The subject of sacred sex, such as tantra, probably earns more smirks than any other spiritual topic.
Yet we live in a society where sex is more important than religion to most people, so why do we laugh? Why aren't more of us trying to find the divine heights that tantric teaching tells us our lovemaking can reach?
I guess there are a few answers to that. One of them has to be that much of tantra is about ways to avoid having an orgasm. We all know orgasms are great, so why on earth would we want to avoid them?
Another important factor is that we lead very busy lives. Tantra is often perceived as being something that is difficult and time-consuming to learn, requiring years of regular practice to be proficient at.
A book I was sent last month, 28 Days to Ecstasy for Couples: Tantra Step by Step by Pala Copeland and Al Link, does a pretty good job of dealing with both of those problems.
It contains exercises for couples that take about 20 minutes each and are designed to be done one per day over a month to teach the basics of tantra.
None of the exercises are particularly difficult. They start with things such as simple visualisations, breathing exercises, loving eye contact with your partner and tensing and relaxing muscles. In fact, I think anyone trying them would be surprised at how easy they actually are - and enjoyable. After all, sex is meant to be enjoyable and tantra is all about experiencing the divine through joy.
At the end of each week there is a tantric lovemaking session that involves a little ceremony and ritual such as bathing together, creating a sacred space with lighted candles and incense and confirming your commitment to each other. There are also erotic exercises designed to increase sensual pleasure and help you learn to move sexual energy throughout your entire body.
Yes, but what about the "not having an orgasm" thing?

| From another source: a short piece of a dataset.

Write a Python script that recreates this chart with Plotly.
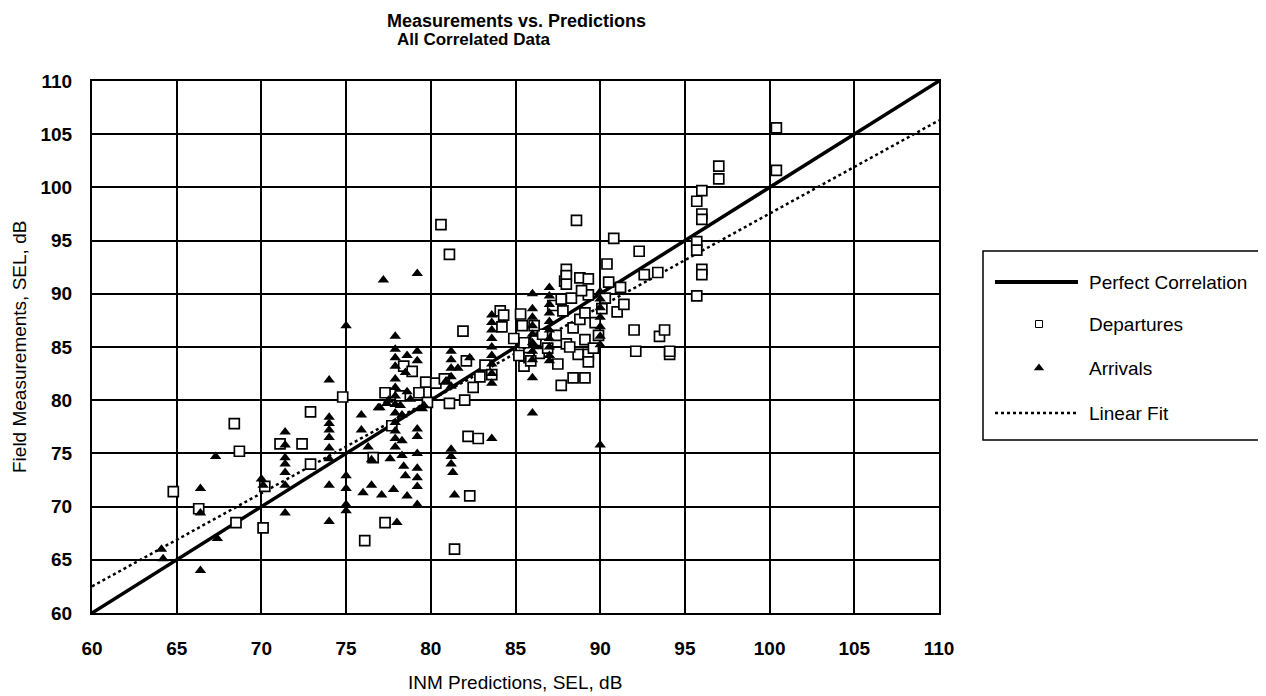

I hear people ask. Actually, the book describes it more as "non-goal-orientated lovemaking". It explains techniques for prolonging sex in order to intensify the sensation and it certainly doesn't forbid anyone from having an orgasm.
What the book does not do is go into depth about theory. It is primarily a workbook of practical exercises, while the history of tantra and the thoughts behind it are covered in Soul Sex: Tantra for Two: Tantra for Sexual and Spiritual Pleasure, an earlier book by Al Link.
If you and your partner are looking for an easy, practical step-by-step guide on tantra, 28 Days to Ecstasy for Couples is a good book to begin with. It also has plenty of ideas for things to do after the first month, as the second half of the book contains plenty of suggestions for ways to continue practising sacred sex.
Published by Llewellyn, 28 Days to Ecstasy for Couples: Tantra Step by Stepby Pala Copeland and Al Link, costs $17.95 in the US, which should be about £9.50 in the UK.